Lord Willis of Knaresborough

Lord Willis represented Harrogate and Knaresborough as a Liberal Democrat MP from 1997 until stepping down in 2010.  A former teacher, he spoke for the Lib Dems on higher education and skills for many years, before being named as Chairman of the Science and Technology Committee in 2005.   He was made a Life Peer in the 2010 dissolution honours.
 

Meg Munn MP

Meg Munn has been the Labour MP for Sheffield Heeley since 2001.  She has a background in social work and is an active member of the Co-operative movement.  She was Minister for Women and Equality and served as a Minister in the Foreign Office and the Department for Trade and Industry.  Meg left the Government in 2008 and has since been heavily involved in the Westminster Foundation for Democracy.

Dr Julian Huppert MP

Julian Huppert was elected in 2010 as the Liberal Democrat MP for Cambridge.  He is a member of the Home Affairs and Human Rights committees and maintains an active interest in human rights.  Julian has a strong background in science and technology; before being elected, he was a research scientist and worked primarily on the study of DNA structures.  He was also the CEO of a small biotechnology company.
 

Honorary Secretary

Laurence Robertson MPLaurence Robertson MP (Conservative)

Laurence entered parliament in 1997 as Member for Tewkesbury, having been a charity fundraiser he was appointed an Opposition Whip in September 2001 and worked for many years in the textile industry and then in June 2003 was promoted to be a Shadow Trade and Industry Minister, until 2005 when he became Shadow Minister for Northern Ireland, staying in post under David Cameron.

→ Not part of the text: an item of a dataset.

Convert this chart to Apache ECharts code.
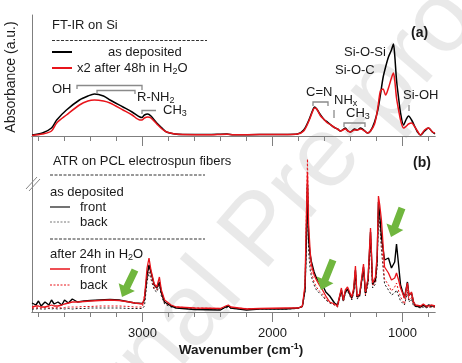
<!DOCTYPE html>
<html><head><meta charset="utf-8">
<script src="https://cdn.jsdelivr.net/npm/echarts@6/dist/echarts.min.js"></script>
<style>html,body{margin:0;padding:0;background:#fff}#c{width:462px;height:363px}</style>
</head><body><div id="c"></div>
<script>
// ---------- Panel (a): FT-IR on Si ----------
const wnA = [3850,3770,3700,3660,3585,3485,3420,3370,3300,3250,3150,3080,3020,3005,2985,2960,2935,2890,2850,2815,2750,2690,2500,2350,2300,2100,1900,1808,1760,1720,1690,1677,1660,1630,1600,1577,1550,1530,1500,1477,1440,1420,1400,1370,1350,1323,1290,1270,1246,1215,1190,1170,1150,1130,1108,1085,1070,1060,1046,1030,1015,992,970,954,930,900,885,862,830,800,770,750];
const ftirAsDeposited = [0.01,0.03,0.08,0.16,0.26,0.36,0.40,0.42,0.40,0.36,0.29,0.24,0.19,0.185,0.21,0.22,0.20,0.13,0.08,0.04,0.02,0.015,0.015,0.02,0.012,0.015,0.016,0.02,0.06,0.16,0.26,0.29,0.27,0.21,0.16,0.14,0.11,0.09,0.07,0.05,0.08,0.05,0.04,0.07,0.06,0.08,0.05,0.03,0.05,0.14,0.26,0.41,0.58,0.69,0.79,0.86,0.92,0.81,0.56,0.38,0.23,0.11,0.17,0.20,0.16,0.08,0.04,0.01,0.05,0.08,0.04,0.02];
const ftirAfter48h = [0.005,0.02,0.05,0.13,0.21,0.31,0.35,0.36,0.35,0.33,0.26,0.21,0.16,0.16,0.18,0.19,0.18,0.12,0.07,0.04,0.02,0.015,0.012,0.018,0.012,0.014,0.015,0.02,0.05,0.15,0.25,0.28,0.27,0.20,0.16,0.13,0.11,0.09,0.07,0.05,0.07,0.05,0.04,0.06,0.06,0.07,0.05,0.03,0.05,0.12,0.28,0.45,0.47,0.41,0.48,0.58,0.63,0.56,0.38,0.26,0.16,0.08,0.10,0.12,0.13,0.08,0.05,0.01,0.06,0.08,0.04,0.03];

// ---------- Panel (b): ATR on PCL electrospun fibers ----------
const wnB = [3850,3820,3800,3780,3750,3720,3700,3680,3650,3620,3600,3570,3540,3500,3450,3400,3330,3250,3180,3100,3060,3000,2985,2965,2950,2935,2910,2890,2870,2855,2830,2780,2740,2600,2400,2360,2340,2320,2200,2100,1900,1800,1770,1750,1740,1731,1722,1710,1700,1680,1662,1640,1615,1590,1560,1545,1523,1500,1485,1470,1455,1440,1423,1408,1390,1375,1362,1350,1330,1300,1285,1265,1246,1230,1208,1195,1185,1175,1162,1138,1108,1085,1060,1046,1030,1015,985,962,950,931,915,900,860,840,820,800,780,750];
const atrFrontAsDep = [0.09,0.07,0.11,0.06,0.10,0.07,0.12,0.08,0.10,0.07,0.12,0.09,0.13,0.10,0.11,0.115,0.12,0.125,0.12,0.10,0.09,0.085,0.12,0.37,0.47,0.40,0.27,0.24,0.30,0.20,0.10,0.06,0.04,0.025,0.02,0.05,0.06,0.04,0.02,0.03,0.03,0.04,0.06,0.22,0.72,1.27,0.72,0.57,0.50,0.40,0.34,0.30,0.27,0.20,0.16,0.14,0.09,0.07,0.05,0.22,0.12,0.20,0.23,0.25,0.14,0.22,0.42,0.15,0.17,0.45,0.19,0.32,0.80,0.28,0.32,0.52,1.10,0.97,0.75,0.52,0.54,0.44,0.50,0.68,0.47,0.27,0.14,0.30,0.17,0.19,0.10,0.06,0.05,0.07,0.05,0.07,0.06,0.06];
const atrBackAsDep = [0.03,0.03,0.035,0.03,0.03,0.035,0.03,0.035,0.03,0.035,0.03,0.035,0.03,0.035,0.035,0.04,0.04,0.04,0.04,0.035,0.035,0.035,0.06,0.30,0.40,0.33,0.22,0.20,0.27,0.16,0.08,0.05,0.04,0.03,0.03,0.04,0.05,0.035,0.03,0.03,0.03,0.035,0.05,0.20,0.60,1.05,0.60,0.42,0.35,0.27,0.22,0.19,0.16,0.12,0.09,0.08,0.07,0.05,0.04,0.20,0.10,0.19,0.21,0.23,0.12,0.20,0.40,0.13,0.15,0.42,0.16,0.29,0.72,0.24,0.28,0.45,0.98,0.88,0.62,0.28,0.22,0.17,0.19,0.22,0.16,0.11,0.07,0.20,0.10,0.13,0.06,0.04,0.04,0.05,0.04,0.05,0.05,0.05];
const atrFrontAfter = [0.05,0.06,0.06,0.05,0.05,0.06,0.07,0.06,0.06,0.07,0.08,0.09,0.10,0.10,0.105,0.11,0.115,0.12,0.115,0.10,0.09,0.08,0.14,0.44,0.54,0.42,0.28,0.25,0.35,0.22,0.12,0.07,0.05,0.04,0.035,0.06,0.07,0.05,0.03,0.035,0.04,0.04,0.06,0.27,0.92,1.40,0.87,0.60,0.47,0.37,0.32,0.27,0.22,0.16,0.10,0.09,0.08,0.06,0.05,0.24,0.12,0.22,0.25,0.27,0.15,0.24,0.46,0.16,0.18,0.48,0.20,0.34,0.84,0.29,0.35,0.57,1.16,1.07,0.92,0.45,0.39,0.32,0.34,0.39,0.32,0.24,0.14,0.29,0.16,0.20,0.10,0.07,0.06,0.08,0.06,0.06,0.07,0.06];
const atrBackAfter = [0.04,0.04,0.045,0.04,0.045,0.04,0.045,0.04,0.045,0.04,0.045,0.05,0.05,0.05,0.055,0.055,0.06,0.06,0.06,0.055,0.05,0.05,0.07,0.33,0.45,0.36,0.24,0.22,0.30,0.18,0.09,0.06,0.05,0.04,0.035,0.05,0.06,0.04,0.035,0.035,0.035,0.04,0.05,0.25,0.95,1.53,0.80,0.50,0.40,0.30,0.25,0.21,0.18,0.13,0.10,0.09,0.07,0.05,0.04,0.21,0.11,0.20,0.22,0.24,0.13,0.21,0.42,0.14,0.16,0.44,0.17,0.30,0.76,0.26,0.30,0.49,1.02,0.92,0.70,0.33,0.27,0.21,0.25,0.29,0.21,0.15,0.08,0.22,0.12,0.15,0.07,0.05,0.05,0.06,0.05,0.05,0.05,0.05];

const minorTicks = [3800,3600,3400,3200,3000,2800,2600,2400,2200,2000,1800,1600,1400,1200,1000,800];
const majorTicks = [3000,2000,1000];

const AX = '#7f7f7f', TXT = '#1a1a1a', GREEN = '#70b63e', FONT = 'Liberation Sans, Arial, sans-serif';

function pairs(wn, v){ return wn.map((w,i)=>[w, v[i]]); }
function xAx(grid, ticks, len, labels){
  return {type:'value', gridIndex:grid, position:'bottom', inverse:true, min:750, max:3850,
    axisLine:{show:true, onZero:false, lineStyle:{color:AX, width:1}},
    axisTick:{show:true, inside:false, length:len, customValues:ticks, lineStyle:{color:AX, width:1}},
    axisLabel:{show:labels, customValues:ticks, margin:15, fontSize:13, color:TXT, fontFamily:FONT,
      formatter:function(v){ return String(v); }},
    splitLine:{show:false}};
}
function yAx(grid, max){
  return {type:'value', gridIndex:grid, min:0, max:max,
    axisLine:{show:true, onZero:false, lineStyle:{color:AX, width:1}},
    axisTick:{show:false}, axisLabel:{show:false}, splitLine:{show:false}};
}
function ser(xi, yi, data, color, width, type, z, smooth){
  return {type:'line', xAxisIndex:xi, yAxisIndex:yi, data:data, showSymbol:false, symbol:'none', silent:true,
    smooth:smooth||false, lineStyle:{color:color, width:width, type:type}, z:z};
}
function txt(x, y, text, opts){
  opts = opts || {};
  const st = {text:text, fontSize:opts.size||13, fontFamily:FONT, fill:opts.fill||TXT, fontWeight:opts.weight||'normal',
    align:opts.align||'left', verticalAlign:'middle'};
  return {type:'text', x:x, y:y, rotation:opts.rot||0, z:100, style:st};
}
function ln(x1,y1,x2,y2,color,width,dash){
  return {type:'line', z:100, shape:{x1:x1,y1:y1,x2:x2,y2:y2}, style:{stroke:color, lineWidth:width||1, lineDash:dash||null}};
}
function pl(points,color,width){
  return {type:'polyline', z:100, shape:{points:points}, style:{stroke:color, lineWidth:width||1, fill:null}};
}
function arrow(tipX, tipY, tailX, tailY){
  const dx = tipX-tailX, dy = tipY-tailY, L = Math.hypot(dx,dy), ux = dx/L, uy = dy/L, px = -uy, py = ux;
  const hw = 3.6, hh = 9, hl = 11, bx = tipX-ux*hl, by = tipY-uy*hl;
  return {type:'polygon', z:90, shape:{points:[
    [tailX+px*hw, tailY+py*hw],[bx+px*hw, by+py*hw],[bx+px*hh, by+py*hh],[tipX,tipY],
    [bx-px*hh, by-py*hh],[bx-px*hw, by-py*hw],[tailX-px*hw, tailY-py*hw]]}, style:{fill:GREEN}};
}
function rich(x, y, text, r){
  return {type:'text', x:x, y:y, z:100, style:{text:text, rich:r, align:'left', verticalAlign:'middle'}};
}
const sub = {a:{fontSize:13, lineHeight:16, fontFamily:FONT, fill:TXT}, s:{fontSize:9, lineHeight:9, verticalAlign:'bottom', fontFamily:FONT, fill:TXT}};
const sup = {a:{fontSize:13.5, lineHeight:16, fontWeight:'bold', fontFamily:FONT, fill:TXT}, s:{fontSize:9, lineHeight:9, verticalAlign:'top', fontWeight:'bold', fontFamily:FONT, fill:TXT}};
const BR = '#8a8a8a';

const chart = echarts.init(document.getElementById('c'), null, {renderer:'canvas'});
chart.setOption({
  animation:false,
  backgroundColor:'#fff',
  grid:[{left:32, right:27, top:15, height:121}, {left:32, right:27, top:136, height:176}],
  xAxis:[xAx(0, minorTicks, 5, false), xAx(0, majorTicks, 10, false), xAx(1, minorTicks, 5, false), xAx(1, majorTicks, 10, true)],
  yAxis:[yAx(0, 1.21), yAx(1, 1.76)],
  series:[
    ser(0,0,pairs(wnA, ftirAsDeposited), '#000', 1.5, 'solid', 3, 0.3),
    ser(0,0,pairs(wnA, ftirAfter48h), '#e8141b', 1.5, 'solid', 4, 0.3),
    ser(2,1,pairs(wnB, atrBackAsDep), '#222', 1, [2,2], 3),
    ser(2,1,pairs(wnB, atrBackAfter), '#e8141b', 1, [2,2], 3),
    ser(2,1,pairs(wnB, atrFrontAsDep), '#000', 1.4, 'solid', 4),
    ser(2,1,pairs(wnB, atrFrontAfter), '#e8141b', 1.3, 'solid', 5)
  ],
  graphic:[
    {type:'text', x:262, y:232, rotation:0.86, z:0, silent:true,
      style:{text:'Journal Pre-proof', fontSize:100, fontFamily:FONT, fill:'rgba(0,0,0,0.085)', align:'center', verticalAlign:'middle'}},
    txt(11, 77, 'Absorbance (a.u.)', {size:14, rot:Math.PI/2, align:'center'}),
    {type:'text', x:241, y:350, z:100, style:{text:'{a|Wavenumber (cm}{s|-1}{a|)}', rich:sup, align:'center', verticalAlign:'middle'}},
    // panel a legend
    txt(52, 25, 'FT-IR on Si'),
    ln(52, 40.5, 207, 40.5, '#333', 1, [3,1.5]),
    ln(52, 52, 72, 52, '#000', 2),
    txt(108, 52, 'as deposited'),
    ln(52, 68, 72, 68, '#e8141b', 2),
    rich(77, 68, '{a|x2 after 48h in H}{s|2}{a|O}', sub),
    txt(52, 89, 'OH'),
    pl([[77,89],[77,85.5],[142,85.5],[142,90]], BR, 1.3),
    pl([[97,94],[97,90.5],[135,90.5],[135,94]], BR, 1.3),
    rich(137, 97, '{a|R-NH}{s|2}', sub),
    pl([[142,114],[142,110.5],[156,110.5]], BR, 1.3),
    rich(163, 110, '{a|CH}{s|3}', sub),
    txt(411, 33, '(a)', {size:14, weight:'bold'}),
    txt(344, 52, 'Si-O-Si'),
    txt(335, 70, 'Si-O-C'),
    txt(306, 92, 'C=N'),
    pl([[313,106],[313,102],[328,102],[328,106]], BR, 1.3),
    rich(334, 100, '{a|NH}{s|x}', sub),
    ln(334, 110, 334, 118, BR, 1.3),
    rich(346, 113, '{a|CH}{s|3}', sub),
    pl([[344,127],[344,123],[365,123],[365,127]], BR, 1.3),
    txt(403, 95, 'Si-OH'),
    ln(409, 105, 409, 111, BR, 1.3),
    // panel b legend
    txt(53, 161, 'ATR on PCL electrospun fibers'),
    ln(50, 175, 205, 175, '#333', 1, [3,1.5]),
    txt(50, 192, 'as deposited'),
    ln(50, 207, 70, 207, '#444', 1.5),
    txt(80, 207, 'front'),
    ln(50, 222, 70, 222, '#777', 1, [2,1.5]),
    txt(80, 222, 'back'),
    ln(50, 239, 205, 239, '#333', 1, [3,1.5]),
    rich(50, 254, '{a|after 24h in H}{s|2}{a|O}', sub),
    ln(50, 269, 70, 269, '#e8141b', 1.5),
    txt(80, 269, 'front'),
    ln(50, 285, 70, 285, '#e8141b', 1, [2,1.5]),
    txt(80, 285, 'back'),
    txt(413, 163, '(b)', {size:14, weight:'bold'}),
    // axis break mark
    ln(26, 189, 37, 177, '#888', 1),
    ln(29, 191, 40, 179, '#888', 1),
    // green arrows
    arrow(122, 297, 135, 270),
    arrow(321, 290, 333, 260),
    arrow(391, 237, 402, 208)
  ]
});
</script></body></html>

Laurence has served on the Environmental Audit Select Committee, the Joint Committee on Consolidated Bills and the Social Security Select Committee. He also served on the European Scrutiny Committee for three years, and is secretary of the All-Party Group on Ethiopia and Chairman of the All-Party Group for the Horse and his constituency includes Cheltenham Racecourse!

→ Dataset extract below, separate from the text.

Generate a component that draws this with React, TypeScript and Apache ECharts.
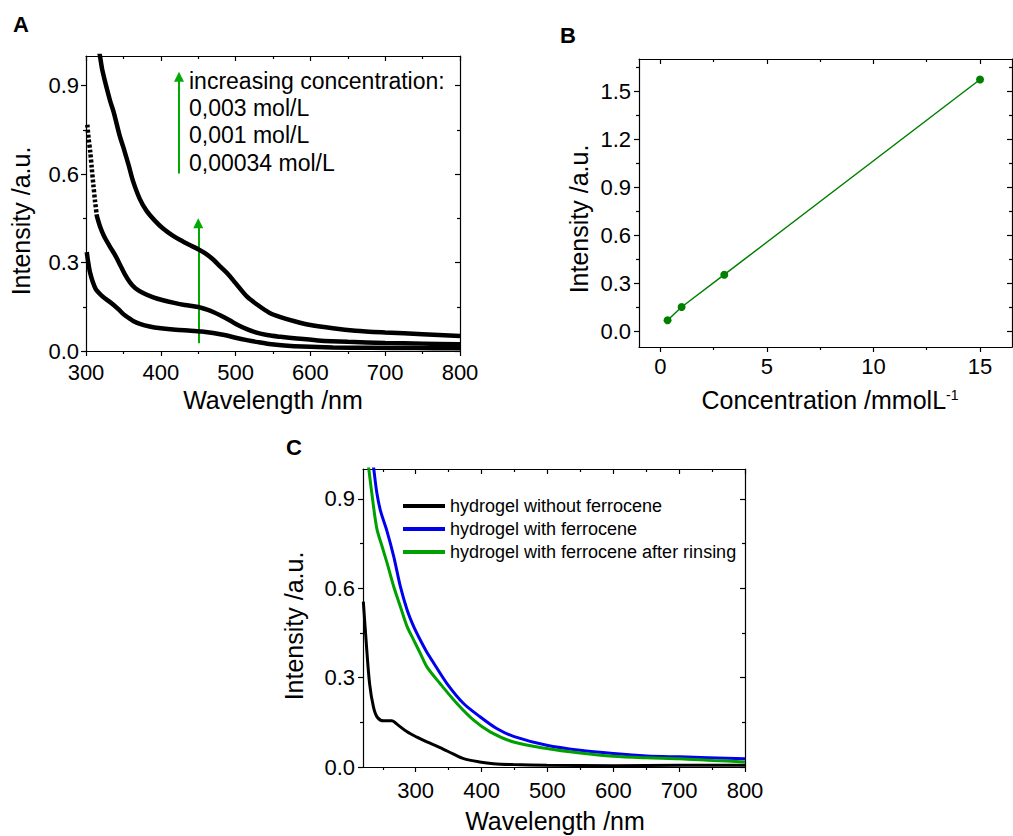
import React, { useEffect, useRef } from "react";
import * as echarts from "echarts";

const FONT = "'Liberation Sans', Arial, Helvetica, sans-serif";

// ---------- Panel A: absorption spectra at three concentrations ----------
const aHighX = [316, 319, 322, 332, 337, 345, 350, 357, 363, 372, 381, 392, 403, 415, 426, 438, 450, 460, 470, 480, 490, 500, 515, 530, 545, 560, 580, 600, 630, 660, 700, 750, 800];
const aHighY = [1.04, 0.995, 0.95, 0.85, 0.81, 0.73, 0.69, 0.63, 0.575, 0.515, 0.475, 0.442, 0.415, 0.393, 0.376, 0.36, 0.345, 0.33, 0.31, 0.285, 0.26, 0.23, 0.185, 0.155, 0.13, 0.115, 0.1, 0.088, 0.077, 0.069, 0.063, 0.057, 0.051];

const aMidSteepX = [301.8, 303.5, 305.6, 307.7, 309.8, 312, 314.3];
const aMidSteepY = [0.767, 0.72, 0.677, 0.62, 0.564, 0.51, 0.462];
const aMidX = [314, 319, 324, 332, 340, 346, 352, 359, 366, 377, 390, 403, 418, 432, 450, 462, 470, 480, 492, 503, 515, 528, 542, 560, 582, 610, 650, 700, 750, 800];
const aMidY = [0.462, 0.42, 0.39, 0.354, 0.32, 0.29, 0.26, 0.232, 0.213, 0.196, 0.182, 0.172, 0.163, 0.156, 0.149, 0.14, 0.132, 0.12, 0.104, 0.088, 0.074, 0.062, 0.054, 0.048, 0.042, 0.036, 0.031, 0.027, 0.025, 0.023];

const aLowX = [301, 303, 305.5, 309, 313, 318, 323, 330, 337, 344, 350, 357, 363, 372, 385, 400, 420, 440, 455, 470, 485, 500, 515, 530, 545, 565, 590, 630, 680, 740, 800];
const aLowY = [0.335, 0.3, 0.265, 0.235, 0.21, 0.195, 0.183, 0.17, 0.156, 0.14, 0.125, 0.112, 0.102, 0.092, 0.083, 0.077, 0.072, 0.069, 0.066, 0.061, 0.054, 0.045, 0.037, 0.03, 0.024, 0.019, 0.015, 0.012, 0.011, 0.01, 0.009];

const arrowX = [424.3, 450.1];
const arrowY0 = [0.602, 0.026];
const arrowY1 = [0.93, 0.433];

const annotationLines = ["increasing concentration:", "0,003 mol/L", "0,001 mol/L", "0,00034 mol/L"];

// ---------- Panel B: calibration ----------
const bConc = [0.34, 1, 3, 15];
const bIntensity = [0.067, 0.15, 0.352, 1.572];

// ---------- Panel C: hydrogel spectra ----------
const cBlackX = [220.5, 225, 230, 236, 242, 251.5, 264, 272, 287, 302, 317, 337, 357.6, 372.7, 397, 418, 448, 499, 600, 700, 800];
const cBlackY = [0.555, 0.415, 0.28, 0.2, 0.166, 0.155, 0.155, 0.143, 0.118, 0.1, 0.084, 0.065, 0.043, 0.028, 0.017, 0.011, 0.008, 0.006, 0.0045, 0.006, 0.006];
const cBlueX = [235, 236.4, 241, 246.5, 256.6, 266.7, 276.8, 287, 297, 307, 317, 327, 347.5, 372.7, 398, 423, 448.5, 499, 549.5, 600, 650.5, 701, 800];
const cBlueY = [1.03, 1.0, 0.92, 0.86, 0.79, 0.706, 0.605, 0.527, 0.471, 0.426, 0.385, 0.35, 0.28, 0.213, 0.168, 0.129, 0.103, 0.073, 0.056, 0.045, 0.037, 0.034, 0.028];
const cGreenX = [227, 228.8, 234, 241, 249, 256.6, 266.7, 276.8, 287, 297, 307, 317, 337, 362.6, 388, 413, 448.5, 499, 549.5, 600, 650.5, 701, 751.5, 800];
const cGreenY = [1.03, 1.0, 0.908, 0.8, 0.74, 0.684, 0.605, 0.538, 0.471, 0.426, 0.381, 0.336, 0.28, 0.213, 0.157, 0.118, 0.084, 0.062, 0.047, 0.036, 0.031, 0.028, 0.022, 0.017];
const cNames = ["hydrogel without ferrocene", "hydrogel with ferrocene", "hydrogel with ferrocene after rinsing"];

// ---------- tick values ----------
const wlMajorA = [300, 400, 500, 600, 700, 800];
const wlMinorA = [350, 450, 550, 650, 750];
const intMajor = [0, 0.3, 0.6, 0.9];
const intMinor = [0.15, 0.45, 0.75];
const concMajor = [0, 5, 10, 15];
const concMinor = [2.5, 7.5, 12.5];
const bIntMajor = [0, 0.3, 0.6, 0.9, 1.2, 1.5];
const bIntMinor = [0.15, 0.45, 0.75, 1.05, 1.35, 1.65];
const wlMajorC = [300, 400, 500, 600, 700, 800];
const wlMinorC = [250, 350, 450, 550, 650, 750];

const zip = (xs: number[], ys: number[]) => xs.map((x, i) => [x, ys[i]]);

function axisSet(
  dim: "x" | "y",
  gridIndex: number,
  min: number,
  max: number,
  majors: number[],
  minors: number[],
  fmt: (v: number) => string,
  margin: number
) {
  const lowPos = dim === "x" ? "bottom" : "left";
  const highPos = dim === "x" ? "top" : "right";
  const base = {
    type: "value",
    gridIndex,
    min,
    max,
    splitLine: { show: false },
    axisPointer: { show: false },
  };
  const lineOn = { show: true, onZero: false, lineStyle: { color: "#000", width: 1.2 } };
  const lineOff = { show: false, onZero: false };
  const tick = (vals: number[], inside: boolean, length: number) => ({
    show: true,
    inside,
    length,
    customValues: vals,
    lineStyle: { color: "#000", width: 1.2 },
  });
  return [
    {
      ...base,
      position: lowPos,
      axisLine: lineOn,
      axisTick: tick(majors, false, 5),
      axisLabel: {
        show: true,
        customValues: majors,
        formatter: fmt,
        margin,
        fontSize: 22,
        color: "#000",
        fontFamily: FONT,
      },
    },
    { ...base, position: lowPos, axisLine: lineOff, axisTick: tick(minors, false, 3), axisLabel: { show: false } },
    { ...base, position: highPos, axisLine: lineOn, axisTick: tick(majors, true, 5), axisLabel: { show: false } },
    { ...base, position: highPos, axisLine: lineOff, axisTick: tick(minors, true, 3), axisLabel: { show: false } },
  ];
}

const f1 = (v: number) => v.toFixed(1);
const f0 = (v: number) => String(Math.round(v));

export default function App() {
  const ref = useRef<HTMLDivElement>(null);

  useEffect(() => {
    document.body.style.margin = "0";
    if (!ref.current) return;
    const chart = echarts.init(ref.current, undefined, { renderer: "svg" });

    const titleStyle = { font: `25px ${FONT}`, fill: "#000", align: "center", verticalAlign: "middle" };
    const letterStyle = { font: `bold 22px ${FONT}`, fill: "#000", align: "left", verticalAlign: "middle" };
    const annotY = [81, 107.5, 135, 162.5];

    const curve = (name: string, xs: number[], ys: number[], color: string, width: number, axis: number, extra: any = {}) => ({
      type: "line",
      name,
      xAxisIndex: axis,
      yAxisIndex: axis,
      data: zip(xs, ys),
      showSymbol: false,
      symbol: "none",
      smooth: 0.3,
      lineStyle: { color, width, ...extra },
      itemStyle: { color },
    });

    const option: any = {
      animation: false,
      backgroundColor: "#fff",
      textStyle: { fontFamily: FONT },
      grid: [
        { left: 86, top: 56, width: 374, height: 295, outerBoundsMode: "none" },
        { left: 639, top: 59, width: 373, height: 288, outerBoundsMode: "none" },
        { left: 363, top: 469, width: 382, height: 298, outerBoundsMode: "none" },
      ],
      xAxis: [
        ...axisSet("x", 0, 300, 800, wlMajorA, wlMinorA, f0, 10),
        ...axisSet("x", 1, -1, 16.5, concMajor, concMinor, f0, 8),
        ...axisSet("x", 2, 220, 800, wlMajorC, wlMinorC, f0, 12),
      ],
      yAxis: [
        ...axisSet("y", 0, 0, 1.0, intMajor, intMinor, f1, 7),
        ...axisSet("y", 1, -0.1, 1.7, bIntMajor, bIntMinor, f1, 8),
        ...axisSet("y", 2, 0, 1.0, intMajor, intMinor, f1, 8),
      ],
      legend: {
        data: cNames,
        orient: "vertical",
        left: 398,
        top: 492,
        itemWidth: 42,
        itemHeight: 4,
        itemGap: 5,
        icon: "rect",
        selectedMode: false,
        textStyle: { fontSize: 18, color: "#000", fontFamily: FONT },
      },
      series: [
        // Panel A
        curve("0,003 mol/L", aHighX, aHighY, "#000", 4.5, 0),
        curve("0,001 mol/L steep", aMidSteepX, aMidSteepY, "#000", 4.5, 0, { type: [3, 2] }),
        curve("0,001 mol/L", aMidX, aMidY, "#000", 4.5, 0),
        curve("0,00034 mol/L", aLowX, aLowY, "#000", 4.5, 0),
        {
          type: "lines", name: "arrows", coordinateSystem: "cartesian2d", xAxisIndex: 0, yAxisIndex: 0,
          data: arrowX.map((x, i) => ({ coords: [[x, arrowY0[i]], [x, arrowY1[i]]] })),
          symbol: ["none", "triangle"], symbolSize: 10,
          lineStyle: { color: "#00aa00", width: 2, opacity: 1, curveness: 0 },
          itemStyle: { color: "#00aa00" },
        },
        // Panel B
        {
          type: "line", name: "calibration", xAxisIndex: 4, yAxisIndex: 4,
          data: zip(bConc, bIntensity), symbol: "circle", symbolSize: 8, showSymbol: true,
          lineStyle: { color: "#008000", width: 1.5 }, itemStyle: { color: "#008000" },
        },
        // Panel C
        curve(cNames[0], cBlackX, cBlackY, "#000", 3, 8),
        curve(cNames[1], cBlueX, cBlueY, "#0000ee", 3, 8),
        curve(cNames[2], cGreenX, cGreenY, "#00a000", 3, 8),
      ],
      graphic: [
        { type: "text", x: 13, y: 24, style: { ...letterStyle, text: "A" } },
        { type: "text", x: 560, y: 35, style: { ...letterStyle, text: "B" } },
        { type: "text", x: 286, y: 447, style: { ...letterStyle, text: "C" } },
        ...annotationLines.map((t, i) => ({
          type: "text", x: 189, y: annotY[i],
          style: { text: t, font: `23px ${FONT}`, fill: "#000", align: "left", verticalAlign: "middle" },
        })),
        { type: "text", x: 21, y: 221, rotation: Math.PI / 2, style: { ...titleStyle, text: "Intensity /a.u." } },
        { type: "text", x: 273, y: 400, style: { ...titleStyle, text: "Wavelength /nm" } },
        { type: "text", x: 579, y: 219, rotation: Math.PI / 2, style: { ...titleStyle, text: "Intensity /a.u." } },
        {
          type: "text", x: 830, y: 400,
          style: {
            ...titleStyle,
            text: "Concentration /mmolL{sup|-1}",
            rich: { sup: { fontSize: 14, lineHeight: 14, verticalAlign: "top", fontFamily: FONT, fill: "#000" } },
          },
        },
        { type: "text", x: 294, y: 626, rotation: Math.PI / 2, style: { ...titleStyle, text: "Intensity /a.u." } },
        { type: "text", x: 555, y: 821, style: { ...titleStyle, text: "Wavelength /nm" } },
      ],
    };

    chart.setOption(option);
    return () => chart.dispose();
  }, []);

  return <div ref={ref} style={{ width: 1013, height: 836 }} />;
}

Laurence is Chairman of the Conservative Africa Business Group.

 

Stephen WIlliams MPStephen Williams MP (Liberal Democrat)

An arts-conscious Welsh tax consultant and former councillor, Stephen Williams entered Parliament, taking Bristol West from Labour in 2005.

He is the first Liberal Democrat MP for the seat, and the first Liberal in Bristol for seventy years. He was first appointed an assistant health spokesperson and then to the education team in 2006 as Shadow Minister for Further and Higher Education. With the splitting-up of the Education and Skills department in 2007, he moved to be Shadow Minister for Children, Schools and Families.

Stephen was promoted to the Party’s Shadow Cabinet as Shadow Secretary for Innovation, Universities and Skills in December 2007.

Stephen read history at Bristol University, and has stayed in the city ever since working as a tax consultant for firms including Price Waterhouse Coopers and Grant Thornton. He is a member of the Chartered Institute of Taxation.

Stephen was elected to Avon County Council in 1993, and Bristol City council two years later, where he led the Liberal Democrat group for two years.

He served on the Public Accounts Committee for a year, and was appointed to the Education and Skills Select Committees in 2005.

He belongs to the World Wildlife Fund, Amnesty International, Friends of the Earth, the National Trust, Bristol Civic Society and the homosexual campaigning group Stonewall.

Apart from taxation, he is interested in education, preventative health care, transport, civil rights, the arts and Europe.

He is a director of the Watershed Arts Centre, and lists his recreations as visiting art galleries and historic sites, theatre, cinema, genealogy, eating out with friends, playing pool and using the gym.